In separate action, the Senate added an amendment from Sens. Edward Kennedy, D-Mass., and Saxby Chambliss, R-Ga., to the Defense bill that would make it easier for the Pentagon to shift work from contractors back to government employees. The provision is seen as a Senate counterpart to the Langevin-Cooper amendment that was added to the House version of the Defense bill last month. "This amendment expands competition, which is good for both the government and the private sector," said Chambliss in a statement issued Monday.
Both measures were approved by unanimous consent, a victory for federal employee unions, which had lobbied for them. "Contractors knew they didn't have the votes to stop either amendment," said John Gage, president of the American Federation of Government Employees.
Collins' measure would amend the 1984 Competition in Contracting Act to let GAO hear proposals from two officials: the "agency tender official," the formal representative of in-house teams, and an official chosen by a majority of employees in a competition. Collins said her proposal would "level the playing field" on appeal rights.
But contractor advocates criticized the Senate's actions, saying it had approved far-reaching proposals without debate or, in the case of Collins' bill, holding a hearing. "This overturns fifty years of federal procurement and labor policy without any debate or even a vote," said Stan Soloway, president of the Professional Services Council, an Arlington, Va.-based contractor association.
Cathy Garman, vice president for public policy at the Contract Services Association, another contractor group, said the Senate's Republican leadership let the amendments go forward to help move along the Defense bill. "They're not necessarily happy with this stuff, but they don't feel in the scheme of things, with the country at war . . . that these are the types of issues you want to waste time on floor debate with," she said. Garman said contractors hoped the measures would be stripped from the Defense bill during an expected House-Senate conference over the legislation.
"Conference," she said, "is the only game that's left in town."
In recent years, Congress has frequently passed legislation to tweak outsourcing rules--particularly at Defense--only to be beaten back by Bush administration officials during House-Senate conference proceedings.
But Defense officials on Tuesday signaled they had fewer qualms with the Kennedy-Chambliss amendment than they did with the corresponding House-side language. In particular, they said that a provision requiring Defense to consider using federal workers to fulfill new work requirements, which often are given to contractors, would not be difficult to implement. "We think this is much less onerous," said Joe Sikes, director of competitive sourcing and privatization at Defense.
Sikes and others have criticized the Langevin-Cooper measure for requiring the Pentagon to let civil servants compete for a set percentage of jobs now filled by contractors. But the Kennedy-Chambliss provision drops this requirement. Instead, it instructs agencies to let civil servants a chance to perform new work as a matter of policy.

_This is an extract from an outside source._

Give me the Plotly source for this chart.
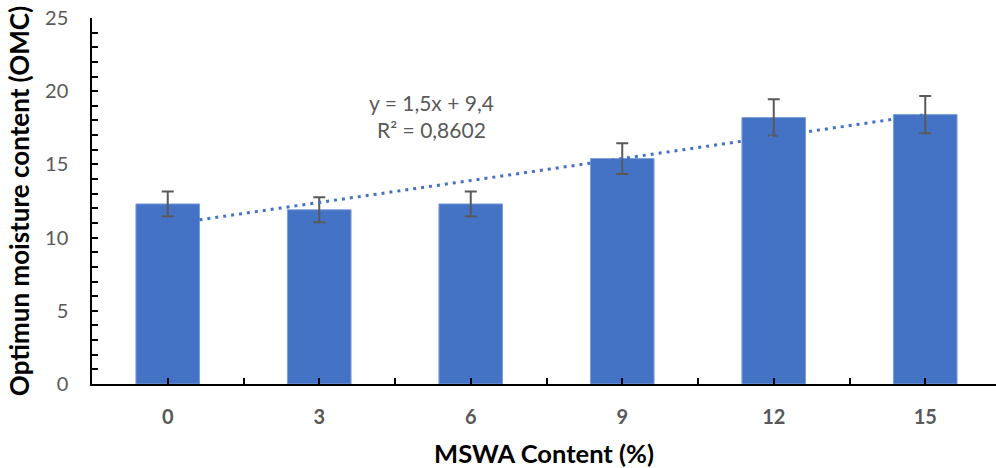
import plotly.graph_objects as go

# MSWA content levels (%) and measured optimum moisture content
categories = ["0", "3", "6", "9", "12", "15"]
omc_values = [12.3, 11.9, 12.3, 15.4, 18.2, 18.4]
omc_errors = [0.85, 0.85, 0.85, 1.05, 1.25, 1.27]

# Linear trendline (index-based x, 1..n) and its fit statistics
trend_slope = 1.5
trend_intercept = 9.4
trend_r2 = "0,8602"

y_ticks = [0, 5, 10, 15, 20, 25]

BAR_BLUE = "#4472C4"
GREY = "#595959"
FONT = "Lato"

positions = list(range(len(categories)))
trend_x = [positions[0], positions[-1]]
trend_y = [trend_slope * (p + 1) + trend_intercept for p in trend_x]

fig = go.Figure()

# dotted trendline sits behind the bars
fig.add_trace(go.Scatter(
    x=trend_x, y=trend_y, mode="lines",
    line=dict(color=BAR_BLUE, width=3, dash="3px,5px"),
    hoverinfo="skip", showlegend=False,
))

fig.add_trace(go.Bar(
    x=positions, y=omc_values, width=0.42,
    marker=dict(color=BAR_BLUE, line=dict(color="#7F9FD8", width=1)),
    error_y=dict(type="data", array=omc_errors, visible=True,
                 color=GREY, thickness=2, width=6),
    showlegend=False,
))

fig.add_annotation(
    x=1.743, y=18.34, xref="x", yref="y",
    text=f"y = {trend_slope:.1f}x + {trend_intercept:.1f}".replace(".", ",")
         + f"<br>R² = {trend_r2}",
    showarrow=False, align="center",
    font=dict(family=FONT, size=21, color=GREY),
)

fig.update_layout(
    width=996, height=468,
    margin=dict(l=92, r=0, t=18, b=84),
    paper_bgcolor="white", plot_bgcolor="white",
    font=dict(family=FONT),
)

fig.update_xaxes(
    range=[-0.5, 5.467],
    tickmode="array", tickvals=positions, ticktext=categories,
    ticks="inside", ticklen=6, tickwidth=1.5, tickcolor="black",
    minor=dict(ticks="inside", ticklen=6, tickwidth=1.5, tickcolor="black",
               tickmode="array", tickvals=[p + 0.5 for p in positions]),
    showline=True, linecolor="black", linewidth=1.5,
    showgrid=False, zeroline=False,
    tickfont=dict(family=FONT, size=20, color=GREY, weight="bold"),
    ticklabelstandoff=14,
    title=dict(text="<b>MSWA Content (%)</b>",
               font=dict(family=FONT, size=25.5, color="black"), standoff=18),
)

fig.update_yaxes(
    range=[0, 25],
    tickmode="array", tickvals=y_ticks,
    ticks="inside", ticklen=6, tickwidth=1.5, tickcolor="black",
    minor=dict(ticks="inside", ticklen=6, tickwidth=1.5, tickcolor="black", dtick=1),
    showline=True, linecolor="black", linewidth=1.5,
    showgrid=False, zeroline=False,
    tickfont=dict(family=FONT, size=20, color=GREY),
    ticklabelstandoff=18,
    title=dict(text="<b>Optimun moisture content (OMC)</b>",
               font=dict(family=FONT, size=26, color="black"), standoff=8),
)

fig.write_html("out.html")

"Office of Management and Budget Circular A-76 shall be revised to ensure that the heads of all federal agencies give fair consideration to the performance of new requirements by federal government employees," states the provision. John Threlkeld, an AFGE lobbyist, said this would reverse policy that has steered new work to the private sector for years. "It represents a fundamental change from decades and decades of shrinking the federal sector in favor of the contractor sector," he said.
But Garman said the amendment was bad policy. "To me, what we're doing is putting the federal government into the position of business development and going after work they shouldn't go after," she said.
Giving federal workers the chance to compete for new work is a long-standing priority for AFGE. In 2001, the union supported a provision from Rep. Neil Abercrombie, D-Hawaii, that forced the Pentagon to subject equal numbers of government and contractor jobs to public-private job competitions each year. The Abercrombie provision did not become law.
But the Kennedy-Chambliss amendment does not require federal workers to triumph in a competition before taking on new work -- a good feature, according to Sikes. "It gives us some flexibility in [Defense] because it says if you want to do new requirements in-house, you wouldn't have to hold a public-private competition first," he said. Sikes said Defense would not protest the competition provision in the Kennedy-Chambliss amendment.
Sikes added that Defense does object to other provisions in Kennedy-Chambliss, including language that gives in-house teams a 10 percent or $10 million cost advantage in job competitions involving 10 or more federal jobs. This provision makes it difficult for small businesses to be competitive in job contests, he said.